| DATA SHOWN |
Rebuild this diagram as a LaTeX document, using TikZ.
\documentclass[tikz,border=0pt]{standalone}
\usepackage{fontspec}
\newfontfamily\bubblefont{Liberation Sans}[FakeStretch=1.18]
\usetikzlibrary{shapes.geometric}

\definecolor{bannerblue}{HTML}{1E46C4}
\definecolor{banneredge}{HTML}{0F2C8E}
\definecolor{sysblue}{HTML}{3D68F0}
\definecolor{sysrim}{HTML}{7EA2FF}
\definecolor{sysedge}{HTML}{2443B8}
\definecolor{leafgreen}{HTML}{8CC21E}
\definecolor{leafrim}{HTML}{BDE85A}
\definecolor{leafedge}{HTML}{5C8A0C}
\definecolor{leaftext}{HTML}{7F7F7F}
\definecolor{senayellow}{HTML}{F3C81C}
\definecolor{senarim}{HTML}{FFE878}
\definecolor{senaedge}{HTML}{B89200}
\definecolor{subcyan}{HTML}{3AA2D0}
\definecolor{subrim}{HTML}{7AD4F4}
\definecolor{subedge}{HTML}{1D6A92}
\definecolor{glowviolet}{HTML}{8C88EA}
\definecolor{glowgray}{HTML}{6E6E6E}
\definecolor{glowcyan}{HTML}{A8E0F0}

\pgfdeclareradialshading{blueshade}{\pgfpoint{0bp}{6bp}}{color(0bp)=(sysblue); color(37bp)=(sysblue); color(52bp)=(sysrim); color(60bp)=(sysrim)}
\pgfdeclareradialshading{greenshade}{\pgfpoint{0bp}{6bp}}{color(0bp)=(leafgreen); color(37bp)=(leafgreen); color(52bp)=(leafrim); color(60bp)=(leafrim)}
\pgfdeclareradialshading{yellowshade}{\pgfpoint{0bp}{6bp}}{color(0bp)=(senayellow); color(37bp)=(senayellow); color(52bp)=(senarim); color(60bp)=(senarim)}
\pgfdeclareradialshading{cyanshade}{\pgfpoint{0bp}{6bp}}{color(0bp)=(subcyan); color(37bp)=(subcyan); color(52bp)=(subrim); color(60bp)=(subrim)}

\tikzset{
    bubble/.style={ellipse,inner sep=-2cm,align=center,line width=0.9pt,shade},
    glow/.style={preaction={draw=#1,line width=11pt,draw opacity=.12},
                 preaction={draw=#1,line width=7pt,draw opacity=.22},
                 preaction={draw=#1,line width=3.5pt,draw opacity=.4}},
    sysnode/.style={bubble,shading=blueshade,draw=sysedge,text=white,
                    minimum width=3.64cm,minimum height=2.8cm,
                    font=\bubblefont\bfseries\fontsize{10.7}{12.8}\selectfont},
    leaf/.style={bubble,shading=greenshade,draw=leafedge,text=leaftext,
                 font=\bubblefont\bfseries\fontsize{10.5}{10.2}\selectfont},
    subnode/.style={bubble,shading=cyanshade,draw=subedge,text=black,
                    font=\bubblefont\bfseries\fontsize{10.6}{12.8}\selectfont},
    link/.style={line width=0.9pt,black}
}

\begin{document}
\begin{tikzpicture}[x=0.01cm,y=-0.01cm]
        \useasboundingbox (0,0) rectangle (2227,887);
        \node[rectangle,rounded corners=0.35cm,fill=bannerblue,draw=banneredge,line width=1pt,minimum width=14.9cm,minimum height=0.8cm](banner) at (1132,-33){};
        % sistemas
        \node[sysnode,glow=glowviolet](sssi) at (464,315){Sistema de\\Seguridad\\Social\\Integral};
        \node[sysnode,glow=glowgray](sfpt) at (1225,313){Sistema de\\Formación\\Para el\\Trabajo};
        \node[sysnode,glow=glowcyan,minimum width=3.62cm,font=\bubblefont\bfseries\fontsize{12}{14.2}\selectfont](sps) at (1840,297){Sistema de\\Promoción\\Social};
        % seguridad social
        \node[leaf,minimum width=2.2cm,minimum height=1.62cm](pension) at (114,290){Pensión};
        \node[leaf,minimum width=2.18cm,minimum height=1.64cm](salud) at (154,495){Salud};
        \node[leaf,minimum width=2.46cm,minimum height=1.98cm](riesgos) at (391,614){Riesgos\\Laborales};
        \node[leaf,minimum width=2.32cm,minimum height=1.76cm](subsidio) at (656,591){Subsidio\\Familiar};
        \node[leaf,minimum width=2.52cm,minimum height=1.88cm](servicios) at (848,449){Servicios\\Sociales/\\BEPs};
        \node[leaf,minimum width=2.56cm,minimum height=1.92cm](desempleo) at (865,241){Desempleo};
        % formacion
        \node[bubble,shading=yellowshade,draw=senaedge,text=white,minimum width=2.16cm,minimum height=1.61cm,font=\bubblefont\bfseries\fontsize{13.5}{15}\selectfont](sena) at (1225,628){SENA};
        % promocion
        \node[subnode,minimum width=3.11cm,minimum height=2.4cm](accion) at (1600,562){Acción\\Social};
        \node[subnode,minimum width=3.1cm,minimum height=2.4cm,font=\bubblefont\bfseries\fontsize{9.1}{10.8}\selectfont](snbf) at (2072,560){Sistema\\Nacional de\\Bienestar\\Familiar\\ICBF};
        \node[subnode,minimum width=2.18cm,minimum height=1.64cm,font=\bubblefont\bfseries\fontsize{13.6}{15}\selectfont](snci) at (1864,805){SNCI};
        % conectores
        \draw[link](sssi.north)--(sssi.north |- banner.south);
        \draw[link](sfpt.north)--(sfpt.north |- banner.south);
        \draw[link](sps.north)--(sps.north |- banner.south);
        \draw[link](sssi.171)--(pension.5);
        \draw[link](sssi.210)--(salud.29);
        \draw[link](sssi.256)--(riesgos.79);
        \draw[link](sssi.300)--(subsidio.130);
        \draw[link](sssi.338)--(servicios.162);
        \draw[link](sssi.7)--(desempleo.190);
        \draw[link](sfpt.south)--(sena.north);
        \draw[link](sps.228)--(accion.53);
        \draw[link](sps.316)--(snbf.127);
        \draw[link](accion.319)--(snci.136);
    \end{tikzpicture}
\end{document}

| WHAT TO WORK ON |
Copy each line of the data exactly, leaving nothing out.

| SOLUTION TO THIS EXERCISE |
Rebuild this diagram as a LaTeX document, using TikZ.
\documentclass[tikz,border=0pt]{standalone}
\usepackage{fontspec}
\newfontfamily\bubblefont{Liberation Sans}[FakeStretch=1.18]
\usetikzlibrary{shapes.geometric}

\definecolor{bannerblue}{HTML}{1E46C4}
\definecolor{banneredge}{HTML}{0F2C8E}
\definecolor{sysblue}{HTML}{3D68F0}
\definecolor{sysrim}{HTML}{7EA2FF}
\definecolor{sysedge}{HTML}{2443B8}
\definecolor{leafgreen}{HTML}{8CC21E}
\definecolor{leafrim}{HTML}{BDE85A}
\definecolor{leafedge}{HTML}{5C8A0C}
\definecolor{leaftext}{HTML}{7F7F7F}
\definecolor{senayellow}{HTML}{F3C81C}
\definecolor{senarim}{HTML}{FFE878}
\definecolor{senaedge}{HTML}{B89200}
\definecolor{subcyan}{HTML}{3AA2D0}
\definecolor{subrim}{HTML}{7AD4F4}
\definecolor{subedge}{HTML}{1D6A92}
\definecolor{glowviolet}{HTML}{8C88EA}
\definecolor{glowgray}{HTML}{6E6E6E}
\definecolor{glowcyan}{HTML}{A8E0F0}

\pgfdeclareradialshading{blueshade}{\pgfpoint{0bp}{6bp}}{color(0bp)=(sysblue); color(37bp)=(sysblue); color(52bp)=(sysrim); color(60bp)=(sysrim)}
\pgfdeclareradialshading{greenshade}{\pgfpoint{0bp}{6bp}}{color(0bp)=(leafgreen); color(37bp)=(leafgreen); color(52bp)=(leafrim); color(60bp)=(leafrim)}
\pgfdeclareradialshading{yellowshade}{\pgfpoint{0bp}{6bp}}{color(0bp)=(senayellow); color(37bp)=(senayellow); color(52bp)=(senarim); color(60bp)=(senarim)}
\pgfdeclareradialshading{cyanshade}{\pgfpoint{0bp}{6bp}}{color(0bp)=(subcyan); color(37bp)=(subcyan); color(52bp)=(subrim); color(60bp)=(subrim)}

\tikzset{
    bubble/.style={ellipse,inner sep=-2cm,align=center,line width=0.9pt,shade},
    glow/.style={preaction={draw=#1,line width=11pt,draw opacity=.12},
                 preaction={draw=#1,line width=7pt,draw opacity=.22},
                 preaction={draw=#1,line width=3.5pt,draw opacity=.4}},
    sysnode/.style={bubble,shading=blueshade,draw=sysedge,text=white,
                    minimum width=3.64cm,minimum height=2.8cm,
                    font=\bubblefont\bfseries\fontsize{10.7}{12.8}\selectfont},
    leaf/.style={bubble,shading=greenshade,draw=leafedge,text=leaftext,
                 font=\bubblefont\bfseries\fontsize{10.5}{10.2}\selectfont},
    subnode/.style={bubble,shading=cyanshade,draw=subedge,text=black,
                    font=\bubblefont\bfseries\fontsize{10.6}{12.8}\selectfont},
    link/.style={line width=0.9pt,black}
}

\begin{document}
\begin{tikzpicture}[x=0.01cm,y=-0.01cm]
        \useasboundingbox (0,0) rectangle (2227,887);
        \node[rectangle,rounded corners=0.35cm,fill=bannerblue,draw=banneredge,line width=1pt,minimum width=14.9cm,minimum height=0.8cm](banner) at (1132,-33){};
        % sistemas
        \node[sysnode,glow=glowviolet](sssi) at (464,315){Sistema de\\Seguridad\\Social\\Integral};
        \node[sysnode,glow=glowgray](sfpt) at (1225,313){Sistema de\\Formación\\Para el\\Trabajo};
        \node[sysnode,glow=glowcyan,minimum width=3.62cm,font=\bubblefont\bfseries\fontsize{12}{14.2}\selectfont](sps) at (1840,297){Sistema de\\Promoción\\Social};
        % seguridad social
        \node[leaf,minimum width=2.2cm,minimum height=1.62cm](pension) at (114,290){Pensión};
        \node[leaf,minimum width=2.18cm,minimum height=1.64cm](salud) at (154,495){Salud};
        \node[leaf,minimum width=2.46cm,minimum height=1.98cm](riesgos) at (391,614){Riesgos\\Laborales};
        \node[leaf,minimum width=2.32cm,minimum height=1.76cm](subsidio) at (656,591){Subsidio\\Familiar};
        \node[leaf,minimum width=2.52cm,minimum height=1.88cm](servicios) at (848,449){Servicios\\Sociales/\\BEPs};
        \node[leaf,minimum width=2.56cm,minimum height=1.92cm](desempleo) at (865,241){Desempleo};
        % formacion
        \node[bubble,shading=yellowshade,draw=senaedge,text=white,minimum width=2.16cm,minimum height=1.61cm,font=\bubblefont\bfseries\fontsize{13.5}{15}\selectfont](sena) at (1225,628){SENA};
        % promocion
        \node[subnode,minimum width=3.11cm,minimum height=2.4cm](accion) at (1600,562){Acción\\Social};
        \node[subnode,minimum width=3.1cm,minimum height=2.4cm,font=\bubblefont\bfseries\fontsize{9.1}{10.8}\selectfont](snbf) at (2072,560){Sistema\\Nacional de\\Bienestar\\Familiar\\ICBF};
        \node[subnode,minimum width=2.18cm,minimum height=1.64cm,font=\bubblefont\bfseries\fontsize{13.6}{15}\selectfont](snci) at (1864,805){SNCI};
        % conectores
        \draw[link](sssi.north)--(sssi.north |- banner.south);
        \draw[link](sfpt.north)--(sfpt.north |- banner.south);
        \draw[link](sps.north)--(sps.north |- banner.south);
        \draw[link](sssi.171)--(pension.5);
        \draw[link](sssi.210)--(salud.29);
        \draw[link](sssi.256)--(riesgos.79);
        \draw[link](sssi.300)--(subsidio.130);
        \draw[link](sssi.338)--(servicios.162);
        \draw[link](sssi.7)--(desempleo.190);
        \draw[link](sfpt.south)--(sena.north);
        \draw[link](sps.228)--(accion.53);
        \draw[link](sps.316)--(snbf.127);
        \draw[link](accion.319)--(snci.136);
    \end{tikzpicture}
\end{document}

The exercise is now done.